-- START THE RECORDS --

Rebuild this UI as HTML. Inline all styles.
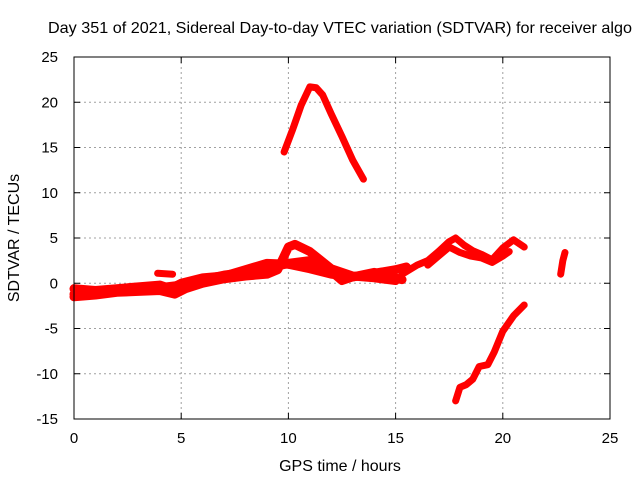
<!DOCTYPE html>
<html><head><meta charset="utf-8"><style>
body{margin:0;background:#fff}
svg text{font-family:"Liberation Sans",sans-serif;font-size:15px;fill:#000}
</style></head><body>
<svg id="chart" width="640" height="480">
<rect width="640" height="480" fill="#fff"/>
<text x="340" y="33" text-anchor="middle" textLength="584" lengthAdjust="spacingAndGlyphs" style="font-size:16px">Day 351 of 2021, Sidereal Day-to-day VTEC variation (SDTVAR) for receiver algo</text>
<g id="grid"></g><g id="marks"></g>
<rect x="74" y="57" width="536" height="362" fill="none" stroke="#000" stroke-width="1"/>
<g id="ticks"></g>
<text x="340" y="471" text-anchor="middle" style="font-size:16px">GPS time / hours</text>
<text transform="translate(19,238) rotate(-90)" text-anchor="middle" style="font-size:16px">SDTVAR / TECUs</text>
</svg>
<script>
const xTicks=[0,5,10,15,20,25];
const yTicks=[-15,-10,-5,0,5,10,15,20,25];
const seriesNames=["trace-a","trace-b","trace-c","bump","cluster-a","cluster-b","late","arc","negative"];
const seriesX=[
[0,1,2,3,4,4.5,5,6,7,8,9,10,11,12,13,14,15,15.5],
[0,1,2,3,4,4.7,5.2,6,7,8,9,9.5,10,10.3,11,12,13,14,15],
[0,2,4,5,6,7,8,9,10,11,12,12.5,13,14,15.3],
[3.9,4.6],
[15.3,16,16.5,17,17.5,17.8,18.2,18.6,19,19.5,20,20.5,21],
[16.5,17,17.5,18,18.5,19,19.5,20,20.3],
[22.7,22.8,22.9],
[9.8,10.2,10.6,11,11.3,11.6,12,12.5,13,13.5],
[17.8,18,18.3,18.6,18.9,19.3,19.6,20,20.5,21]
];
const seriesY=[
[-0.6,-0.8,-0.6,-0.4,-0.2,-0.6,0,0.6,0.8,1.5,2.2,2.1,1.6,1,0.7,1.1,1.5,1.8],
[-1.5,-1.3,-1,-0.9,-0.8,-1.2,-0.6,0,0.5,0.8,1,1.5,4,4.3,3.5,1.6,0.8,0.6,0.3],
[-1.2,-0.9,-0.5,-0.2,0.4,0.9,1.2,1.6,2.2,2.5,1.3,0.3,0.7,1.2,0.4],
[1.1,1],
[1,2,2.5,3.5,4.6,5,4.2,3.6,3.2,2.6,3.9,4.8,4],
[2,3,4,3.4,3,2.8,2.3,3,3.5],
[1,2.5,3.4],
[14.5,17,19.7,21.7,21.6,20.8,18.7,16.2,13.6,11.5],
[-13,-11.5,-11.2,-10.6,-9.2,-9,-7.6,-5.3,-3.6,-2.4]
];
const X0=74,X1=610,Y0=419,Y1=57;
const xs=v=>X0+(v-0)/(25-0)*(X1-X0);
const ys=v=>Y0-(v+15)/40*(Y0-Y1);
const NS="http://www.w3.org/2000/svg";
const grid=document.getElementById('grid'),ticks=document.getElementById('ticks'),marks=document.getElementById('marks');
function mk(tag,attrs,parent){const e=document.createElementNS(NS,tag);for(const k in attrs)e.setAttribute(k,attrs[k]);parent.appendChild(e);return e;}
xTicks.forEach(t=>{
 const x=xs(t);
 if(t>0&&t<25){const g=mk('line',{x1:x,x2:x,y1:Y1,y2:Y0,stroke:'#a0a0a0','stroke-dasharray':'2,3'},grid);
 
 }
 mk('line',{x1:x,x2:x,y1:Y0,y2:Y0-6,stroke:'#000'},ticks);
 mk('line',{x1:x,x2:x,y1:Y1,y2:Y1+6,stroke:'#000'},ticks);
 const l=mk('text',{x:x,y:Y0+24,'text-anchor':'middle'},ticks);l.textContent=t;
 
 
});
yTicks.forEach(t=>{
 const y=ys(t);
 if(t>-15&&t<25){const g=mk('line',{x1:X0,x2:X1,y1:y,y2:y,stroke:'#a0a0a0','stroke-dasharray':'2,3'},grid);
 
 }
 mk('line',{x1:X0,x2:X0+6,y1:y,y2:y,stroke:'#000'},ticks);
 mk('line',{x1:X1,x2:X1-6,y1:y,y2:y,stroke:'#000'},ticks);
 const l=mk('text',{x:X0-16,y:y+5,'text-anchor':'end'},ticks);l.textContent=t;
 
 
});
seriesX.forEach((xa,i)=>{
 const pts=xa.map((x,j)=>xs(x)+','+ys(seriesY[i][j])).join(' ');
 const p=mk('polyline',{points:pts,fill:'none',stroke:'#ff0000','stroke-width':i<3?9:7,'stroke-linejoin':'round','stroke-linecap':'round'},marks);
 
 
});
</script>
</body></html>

-- END THE RECORDS --
-- START THE RECORDS --

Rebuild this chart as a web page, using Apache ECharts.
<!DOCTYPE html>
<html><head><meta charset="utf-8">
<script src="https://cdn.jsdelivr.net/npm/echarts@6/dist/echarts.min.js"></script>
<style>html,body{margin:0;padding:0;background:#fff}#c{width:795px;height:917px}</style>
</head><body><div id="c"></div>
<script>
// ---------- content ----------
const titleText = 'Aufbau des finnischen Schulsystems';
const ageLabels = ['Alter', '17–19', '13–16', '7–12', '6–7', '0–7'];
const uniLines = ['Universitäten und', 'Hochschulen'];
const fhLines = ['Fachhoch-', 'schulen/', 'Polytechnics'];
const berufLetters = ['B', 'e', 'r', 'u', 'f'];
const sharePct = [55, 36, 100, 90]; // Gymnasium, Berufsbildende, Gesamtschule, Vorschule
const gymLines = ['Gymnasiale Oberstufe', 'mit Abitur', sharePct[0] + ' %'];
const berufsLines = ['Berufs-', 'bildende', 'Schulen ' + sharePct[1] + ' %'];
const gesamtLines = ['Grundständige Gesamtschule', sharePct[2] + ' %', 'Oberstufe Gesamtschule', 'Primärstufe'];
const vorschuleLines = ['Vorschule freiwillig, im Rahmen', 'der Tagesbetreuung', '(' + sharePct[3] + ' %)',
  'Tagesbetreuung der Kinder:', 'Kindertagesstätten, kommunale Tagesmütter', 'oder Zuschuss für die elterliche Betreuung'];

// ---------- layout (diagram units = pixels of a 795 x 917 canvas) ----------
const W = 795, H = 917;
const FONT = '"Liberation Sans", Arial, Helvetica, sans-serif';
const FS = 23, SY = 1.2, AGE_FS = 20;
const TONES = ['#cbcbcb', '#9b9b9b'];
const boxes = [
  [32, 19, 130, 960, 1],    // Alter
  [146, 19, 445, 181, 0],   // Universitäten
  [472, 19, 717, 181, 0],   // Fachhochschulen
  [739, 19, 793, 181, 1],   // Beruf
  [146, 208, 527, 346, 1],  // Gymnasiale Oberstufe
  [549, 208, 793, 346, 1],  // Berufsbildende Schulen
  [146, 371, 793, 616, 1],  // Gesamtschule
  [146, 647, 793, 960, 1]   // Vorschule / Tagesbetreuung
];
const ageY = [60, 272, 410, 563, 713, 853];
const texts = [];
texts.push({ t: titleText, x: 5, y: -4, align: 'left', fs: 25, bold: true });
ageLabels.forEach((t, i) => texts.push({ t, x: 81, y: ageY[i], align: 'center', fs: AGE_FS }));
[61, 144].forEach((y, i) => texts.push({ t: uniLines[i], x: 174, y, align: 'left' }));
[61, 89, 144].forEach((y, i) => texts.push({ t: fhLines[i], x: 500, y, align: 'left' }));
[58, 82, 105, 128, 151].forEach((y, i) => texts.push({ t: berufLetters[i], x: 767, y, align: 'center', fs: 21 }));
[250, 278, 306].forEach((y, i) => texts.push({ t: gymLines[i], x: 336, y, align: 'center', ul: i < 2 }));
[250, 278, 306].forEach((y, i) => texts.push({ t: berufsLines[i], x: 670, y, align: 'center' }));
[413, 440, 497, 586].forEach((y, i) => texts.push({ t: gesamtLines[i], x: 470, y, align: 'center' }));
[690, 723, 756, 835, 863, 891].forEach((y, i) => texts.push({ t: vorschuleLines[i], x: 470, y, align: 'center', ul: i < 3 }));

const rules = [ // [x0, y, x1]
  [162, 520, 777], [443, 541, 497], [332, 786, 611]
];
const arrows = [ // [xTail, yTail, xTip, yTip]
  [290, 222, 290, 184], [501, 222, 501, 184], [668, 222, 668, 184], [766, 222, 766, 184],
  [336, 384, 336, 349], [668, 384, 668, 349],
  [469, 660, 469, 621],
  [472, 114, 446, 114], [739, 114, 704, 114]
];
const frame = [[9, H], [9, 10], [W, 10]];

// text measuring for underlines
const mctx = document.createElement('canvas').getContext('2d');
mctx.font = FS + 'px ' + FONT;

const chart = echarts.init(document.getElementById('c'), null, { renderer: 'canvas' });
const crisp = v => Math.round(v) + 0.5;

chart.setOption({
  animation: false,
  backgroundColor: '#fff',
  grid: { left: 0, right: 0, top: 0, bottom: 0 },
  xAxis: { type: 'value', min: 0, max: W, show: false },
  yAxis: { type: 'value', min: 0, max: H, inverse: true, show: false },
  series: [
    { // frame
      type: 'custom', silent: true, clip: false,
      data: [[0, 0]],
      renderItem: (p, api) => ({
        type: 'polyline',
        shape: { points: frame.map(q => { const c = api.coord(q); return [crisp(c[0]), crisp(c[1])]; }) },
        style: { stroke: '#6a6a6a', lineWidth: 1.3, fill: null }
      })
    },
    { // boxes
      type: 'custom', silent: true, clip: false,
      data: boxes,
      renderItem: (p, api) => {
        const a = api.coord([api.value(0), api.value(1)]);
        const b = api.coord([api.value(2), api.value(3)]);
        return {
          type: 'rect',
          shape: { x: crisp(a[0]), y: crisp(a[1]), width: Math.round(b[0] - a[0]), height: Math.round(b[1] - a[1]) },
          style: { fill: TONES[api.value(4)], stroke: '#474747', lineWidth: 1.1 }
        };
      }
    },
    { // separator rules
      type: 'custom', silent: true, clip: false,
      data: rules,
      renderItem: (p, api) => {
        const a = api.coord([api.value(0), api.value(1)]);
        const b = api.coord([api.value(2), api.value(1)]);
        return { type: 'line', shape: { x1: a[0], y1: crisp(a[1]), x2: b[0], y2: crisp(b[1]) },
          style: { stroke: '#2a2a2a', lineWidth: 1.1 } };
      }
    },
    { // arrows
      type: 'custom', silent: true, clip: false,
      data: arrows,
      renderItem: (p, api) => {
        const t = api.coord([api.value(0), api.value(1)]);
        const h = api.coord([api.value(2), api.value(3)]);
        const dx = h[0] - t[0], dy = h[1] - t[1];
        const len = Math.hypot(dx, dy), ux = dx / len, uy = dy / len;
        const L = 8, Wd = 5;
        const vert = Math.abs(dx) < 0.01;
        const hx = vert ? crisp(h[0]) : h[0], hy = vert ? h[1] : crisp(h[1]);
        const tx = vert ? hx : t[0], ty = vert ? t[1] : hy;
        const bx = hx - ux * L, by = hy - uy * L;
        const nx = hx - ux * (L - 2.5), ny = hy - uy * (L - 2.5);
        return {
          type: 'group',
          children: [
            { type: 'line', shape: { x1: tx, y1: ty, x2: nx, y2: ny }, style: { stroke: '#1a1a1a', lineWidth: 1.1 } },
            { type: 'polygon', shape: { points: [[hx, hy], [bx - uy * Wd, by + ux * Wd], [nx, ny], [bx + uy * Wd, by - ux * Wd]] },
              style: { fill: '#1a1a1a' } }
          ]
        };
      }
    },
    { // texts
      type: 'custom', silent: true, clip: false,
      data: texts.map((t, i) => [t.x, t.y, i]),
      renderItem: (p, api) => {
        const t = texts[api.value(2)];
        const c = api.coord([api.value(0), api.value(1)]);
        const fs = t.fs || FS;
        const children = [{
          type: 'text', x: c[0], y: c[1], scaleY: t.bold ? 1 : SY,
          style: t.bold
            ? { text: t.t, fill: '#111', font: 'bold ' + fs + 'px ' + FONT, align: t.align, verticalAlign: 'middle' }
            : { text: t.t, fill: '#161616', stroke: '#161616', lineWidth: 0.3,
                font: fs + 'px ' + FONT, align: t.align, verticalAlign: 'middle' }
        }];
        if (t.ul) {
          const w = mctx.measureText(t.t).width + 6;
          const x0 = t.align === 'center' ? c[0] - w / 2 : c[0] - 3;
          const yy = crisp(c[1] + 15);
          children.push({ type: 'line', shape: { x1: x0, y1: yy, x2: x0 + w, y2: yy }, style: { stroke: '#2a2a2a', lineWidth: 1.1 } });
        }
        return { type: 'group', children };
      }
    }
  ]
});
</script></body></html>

-- END THE RECORDS --
-- START THE RECORDS --

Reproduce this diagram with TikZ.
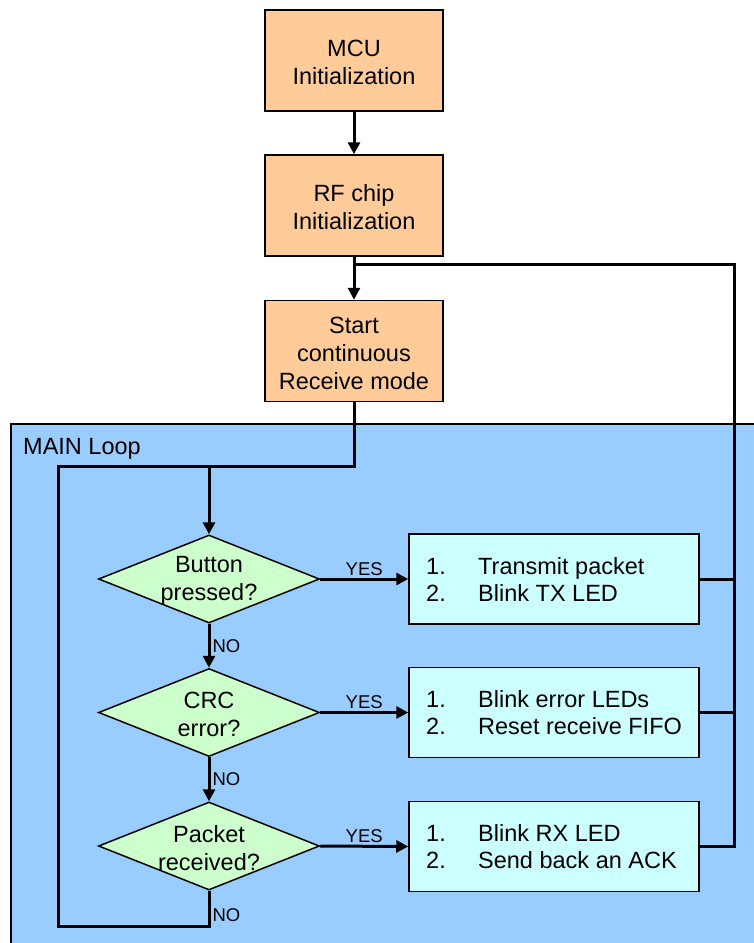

-- END THE RECORDS --

◆ **STATED TASK**
Gather, from the listing above, every line carrying the word "diagram".

◆ **WRITTEN RESPONSE**
// ---------- layout (diagram units = pixels of a 795 x 917 canvas) ----------
Reproduce this diagram with TikZ.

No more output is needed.